Procurement doesn’t stop at contract award. Track vendor lead times, monitor substitutions, and flag delays early. Use tools like procurement logs or dashboards to stay on top of progress.

How Mastt Can Help with Construction Procurement

Managing procurement across a complex capital project can feel like juggling ten things at once. That’s where Mastt comes in. It gives Project Owners and PMs the tools to keep procurement under control, without relying on dozens of spreadsheets.
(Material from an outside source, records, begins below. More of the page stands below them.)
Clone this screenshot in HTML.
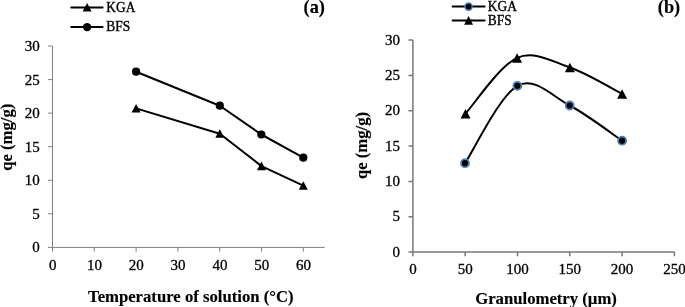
<!DOCTYPE html>
<html><head><meta charset="utf-8"><title>qe charts</title>
<style>
html,body{margin:0;padding:0;background:#fff;overflow:hidden}
svg{display:block;will-change:transform;font-family:"Liberation Serif","Times New Roman",serif;fill:#000}
.ax{stroke:#808080;stroke-width:1;fill:none}
.ln{stroke:#000;stroke-width:2;fill:none;stroke-linejoin:round;stroke-linecap:round}
.t{font-size:15px;stroke:#000;stroke-width:.3px}
.lg{font-size:13.4px;stroke:#000;stroke-width:.35px}
.b{font-weight:bold;font-size:16.7px;stroke:#000;stroke-width:.15px}
.bl{stroke:#4f81bd;stroke-width:1.8}
</style></head><body>
<svg width="685" height="307" viewBox="0 0 685 307">
<rect width="685" height="307" fill="#fff"/>

<!-- left chart (a) -->
<g class="ax">
<path d="M52.5 46.0V247.4H324.7"/>
<path d="M48 247.4H52.5M48 213.8H52.5M48 180.3H52.5M48 146.7H52.5M48 113.1H52.5M48 79.6H52.5M48 46.0H52.5"/>
<path d="M52.5 247.4V251.7M94.3 247.4V251.7M136.1 247.4V251.7M177.9 247.4V251.7M219.7 247.4V251.7M261.5 247.4V251.7M303.3 247.4V251.7"/>
</g>
<g class="t" text-anchor="end"><text x="39.7" y="252.3">0</text><text x="39.7" y="218.7">5</text><text x="39.7" y="185.2">10</text><text x="39.7" y="151.6">15</text><text x="39.7" y="118.0">20</text><text x="39.7" y="84.5">25</text><text x="39.7" y="50.9">30</text></g>
<g class="t" text-anchor="middle"><text x="52.7" y="269.7">0</text><text x="94.5" y="269.7">10</text><text x="136.3" y="269.7">20</text><text x="178.1" y="269.7">30</text><text x="219.9" y="269.7">40</text><text x="261.7" y="269.7">50</text><text x="303.5" y="269.7">60</text></g>
<path class="ln" d="M136.1 71.7L219.8 105.7L261.3 134.5L303.3 157.7"/>
<path class="ln" d="M136.1 108.4L219.8 133.7L261.5 166.1L303.3 185.7"/>
<g><circle cx="136.1" cy="71.7" r="4.1"/><circle cx="219.8" cy="105.7" r="4.1"/><circle cx="261.3" cy="134.5" r="4.1"/><circle cx="303.3" cy="157.7" r="4.1"/></g>
<g><path d="M136.1 103.9l4.50 8.6h-9.0z"/><path d="M219.8 129.2l4.50 8.6h-9.0z"/><path d="M261.5 161.6l4.50 8.6h-9.0z"/><path d="M303.3 181.2l4.50 8.6h-9.0z"/></g>
<path class="ln" d="M71.2 7.4H102.6M71.2 27.1H102.6"/>
<path d="M87.1 2.9l4.50 8.6h-9.0z"/><circle cx="87.1" cy="27.1" r="4.2"/>
<text class="lg" transform="translate(106.3 11.7) scale(1 1.1)">KGA</text><text class="lg" transform="translate(106.3 31.3) scale(1 1.1)">BFS</text>
<text class="b" style="font-size:18.3px" x="303.6" y="12.9">(a)</text>
<text class="b" transform="translate(11.5 137.2) rotate(-90)" text-anchor="middle">qe (mg/g)</text>
<text class="b" x="190.8" y="302" text-anchor="middle">Temperature of solution (°C)</text>
<!-- right chart (b) -->
<g class="ax" style="stroke:#787878;stroke-width:1.5">
<path d="M412.9 40.1V252.0H674.4"/>
<path d="M408.5 252.0H412.9M408.5 216.7H412.9M408.5 181.4H412.9M408.5 146.0H412.9M408.5 110.7H412.9M408.5 75.4H412.9M408.5 40.1H412.9"/>
<path d="M412.9 252.0V256.3M465.2 252.0V256.3M517.5 252.0V256.3M569.8 252.0V256.3M622.1 252.0V256.3M674.4 252.0V256.3"/>
</g>
<g class="t" text-anchor="end"><text x="400.1" y="256.6">0</text><text x="400.1" y="221.3">5</text><text x="400.1" y="186.0">10</text><text x="400.1" y="150.6">15</text><text x="400.1" y="115.3">20</text><text x="400.1" y="80.0">25</text><text x="400.1" y="44.7">30</text></g>
<g class="t" text-anchor="middle"><text x="412.9" y="274.4">0</text><text x="465.2" y="274.4">50</text><text x="517.5" y="274.4">100</text><text x="569.8" y="274.4">150</text><text x="622.1" y="274.4">200</text><text x="674.4" y="274.4">250</text></g>
<path class="ln" d="M465.5 113.6C474.1 104.3 499.7 65.6 517.1 57.9C534.5 50.2 552.4 61.5 569.9 67.5C587.4 73.5 613.4 89.5 622.1 93.9"/>
<path class="ln" d="M465.0 163.2C473.7 150.3 499.9 95.4 517.4 85.8C534.9 76.2 552.2 96.3 569.7 105.5C587.2 114.7 613.4 134.8 622.1 140.7"/>
<g><path d="M465.5 108.9l5.00 9.5h-10.0z"/><path d="M517.1 53.2l5.00 9.5h-10.0z"/><path d="M569.9 62.8l5.00 9.5h-10.0z"/><path d="M622.1 89.2l5.00 9.5h-10.0z"/></g>
<g class="bl"><circle cx="465.0" cy="163.2" r="4"/><circle cx="517.4" cy="85.8" r="4"/><circle cx="569.7" cy="105.5" r="4"/><circle cx="622.1" cy="140.7" r="4"/></g>
<path class="ln" d="M452.6 6.6H484.6M452.6 20.6H484.6"/>
<g class="bl" style="stroke-width:1.5"><circle cx="468.6" cy="6.6" r="3.6"/></g><path d="M468.6 16.1l4.50 8.6h-9.0z"/>
<text class="lg" transform="translate(487.8 11) scale(1 1.1)">KGA</text><text class="lg" transform="translate(487.8 24.6) scale(1 1.1)">BFS</text>
<text class="b" style="font-size:18.3px" x="657.8" y="12.7">(b)</text>
<text class="b" transform="translate(366.7 145.5) rotate(-90)" text-anchor="middle">qe (mg/g)</text>
<text class="b" x="546.1" y="303.6" text-anchor="middle">Granulometry (µm)</text>
</svg>
</body></html>
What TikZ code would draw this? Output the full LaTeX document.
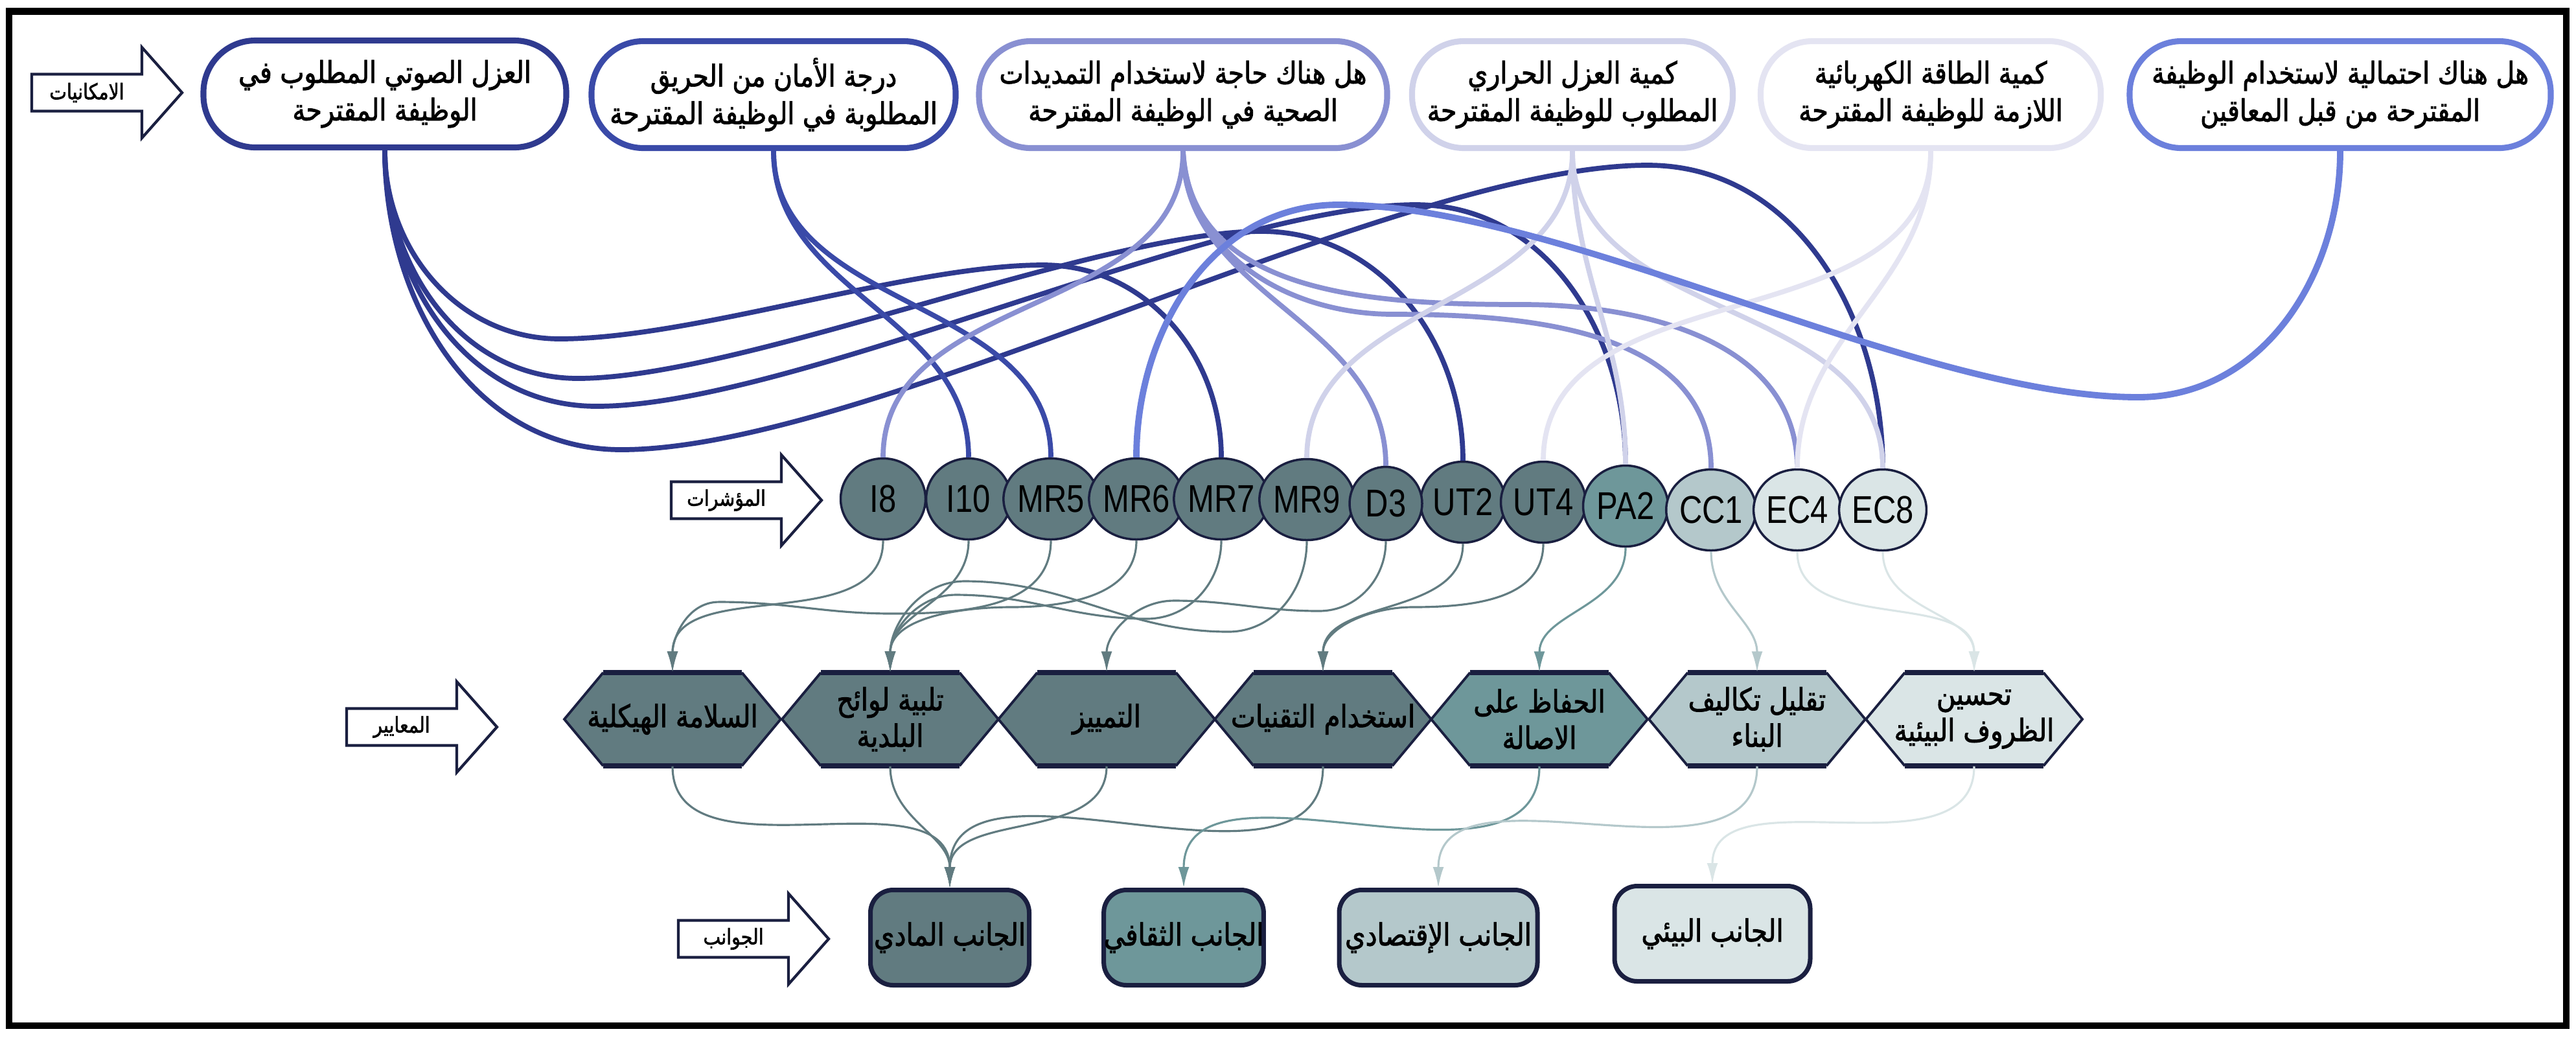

Here’s how Mastt helps streamline procurement in capital projects:

  • Procurement Visibility in Real Time: Mastt gives owners and PMs a live dashboard view of project status across all packages: what's planned, what's been awarded, and what’s delayed.
  • Connected Budget and Forecasting Tools: Procurement activities are linked directly to project budgets and forecasts. This helps owners track financial exposure and understand how procurement progress affects cash flow and risk.
  • Contract and Document Management: Mastt stores contracts, variations, RFIs, and supporting documentation in one place. It improves auditability and reduces time spent searching through folders or inboxes.
  • Automated Reporting: Generate clear, consistent reports for executives, funders, or government stakeholders. Mastt’s reporting tools show procurement status, financials, and risks without manual data entry.

Mastt helps project teams deliver procurement with greater accuracy, accountability, and confidence especially in large capital and infrastructure programs. You can explore Mastt’s procurement tools and resources to see how it supports better planning, tracking, and reporting across every package.

Final Thoughts on Construction Procurement

Construction procurement is where project success is built or broken. It controls who you hire, what you pay, how risks are shared, and when materials show up on site.

Done right, it gives you control, clarity, and confidence from planning to handover. For project owners and PMs, strong procurement is a lever for project success.